Bilan Media
- Type: Online newspaper
- Staff writers: 6
- Founded: 2022; 3 years ago
- Language: Somali, English (digital translation)
- Headquarters: Mogadishu
- Country: Somalia
- Website: www.bilan.media

= Bilan Media =

Somalian all-women media

Bilan Media is a Somali media composed exclusively of women. Launched in 2022 and led by Nasrin Mohamed Ibrahim, it is primarily dedicated to social issues affecting Somalia.

== History ==
Somalia is the most dangerous country in Africa for journalists. Bilan Media was founded in April 2022 with the support of the United Nations Development Programme (UNDP) and is composed of a team of six journalists. Shortly before the launch of Bilan Media, one of the group's journalists survived an Islamist attack by the al-Shabaab group. This is the first entirely female-run media outlet in the country, advocating for greater visibility on issues affecting women. The term "bilan" was chosen because it means "bright" in Somali.

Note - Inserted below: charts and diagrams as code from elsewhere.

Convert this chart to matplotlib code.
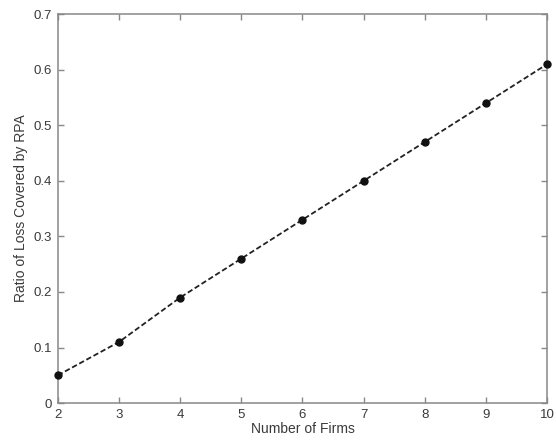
import matplotlib
matplotlib.use("Agg")
import matplotlib.pyplot as plt

plt.rcParams['font.family'] = ['Liberation Sans', 'DejaVu Sans']

firms = [2, 3, 4, 5, 6, 7, 8, 9, 10]
ratio = [0.05, 0.11, 0.19, 0.26, 0.33, 0.40, 0.47, 0.54, 0.61]
xticks = [2, 3, 4, 5, 6, 7, 8, 9, 10]
yticks = [0, 0.1, 0.2, 0.3, 0.4, 0.5, 0.6, 0.7]
yticklabels = ['0', '0.1', '0.2', '0.3', '0.4', '0.5', '0.6', '0.7']

fig = plt.figure(figsize=(5.56, 4.42), dpi=100)
ax = fig.add_axes([0.104, 0.088, 0.88, 0.88])

ax.plot(firms, ratio, color='#222222', linestyle='--', linewidth=1.3,
        marker='o', markersize=5, markerfacecolor='#111111', markeredgecolor='#111111',
        dashes=(3, 1.5), clip_on=False, zorder=3)

ax.set_xlim(2, 10)
ax.set_ylim(0, 0.7)
ax.set_xticks(xticks)
ax.set_yticks(yticks)
ax.set_yticklabels(yticklabels)

for s in ax.spines.values():
    s.set_color('#888888')
    s.set_linewidth(1.1)
ax.tick_params(direction='in', length=4, color='#888888', labelsize=9.5,
               labelcolor='#3a3a3a', top=True, right=True, width=1.0, pad=4)

ax.set_xlabel('Number of Firms', fontsize=10, color='#3a3a3a', labelpad=1)
ax.set_ylabel('Ratio of Loss Covered by RPA', fontsize=10, color='#3a3a3a', labelpad=4)

fig.savefig('out.png', dpi=100)
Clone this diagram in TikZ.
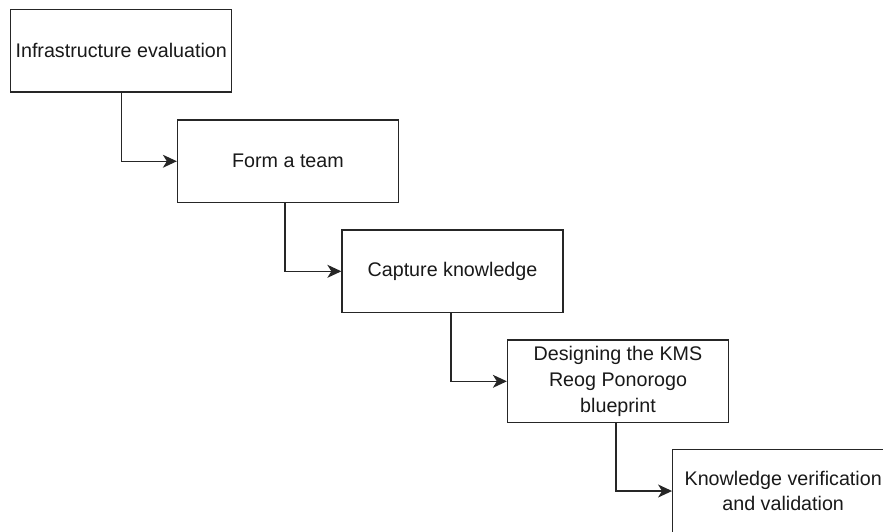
\documentclass[tikz,border=0pt]{standalone}
\usepackage{fontspec}
\setmainfont{Liberation Sans}
\usetikzlibrary{arrows.meta}
\begin{document}
\begin{tikzpicture}[x=1pt,y=-1pt,
  stepbox/.style={draw=black!85, line width=1.3pt, minimum width=221pt, minimum height=82.5pt, inner sep=0pt, align=center, text=black!90, font=\fontsize{19.7}{25.8}\selectfont},
  flow/.style={draw=black!85, line width=1.3pt, -{Stealth[length=14pt,width=13pt,inset=4pt]}}]
\useasboundingbox (0,0) rectangle (883,531);
\clip (0,0) rectangle (883,531);
\node[stepbox] (b1) at (121.25,50.75) {Infrastructure evaluation};
\node[stepbox] (b2) at (288,161.25) {Form a team};
\node[stepbox] (b3) at (452.5,271.3) {Capture knowledge};
\node[stepbox] (b4) at (618,381.3) {Designing the KMS\\Reog Ponorogo\\blueprint};
\node[stepbox] (b5) at (783.2,491) {\rule{0pt}{6pt}Knowledge verification\\and validation};
\draw[flow] (b1.south) |- (b2.west);
\draw[flow] ([xshift=-3pt]b2.south) |- (b3.west);
\draw[flow] ([xshift=-1.5pt]b3.south) |- (b4.west);
\draw[flow] ([xshift=-2pt]b4.south) |- (b5.west);
\end{tikzpicture}
\end{document}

Since the establishment of the organization, the editor-in-chief has been Fathi Mohamed Ahmed, and the director is Nasrin Mohamed Ibrahim. Since its inception, the media outlet has focused on social issues, including sharing news about period poverty in Somalia and interviewing women and girls. It also addresses traditionally taboo subjects, such as drug use among disadvantaged people in Somalia. The content is distributed via radio, television, and online print media.

In 2024, the group launched the first Somali political television show organized by women. In June of the same year, it won the One World Media Press Freedom Award.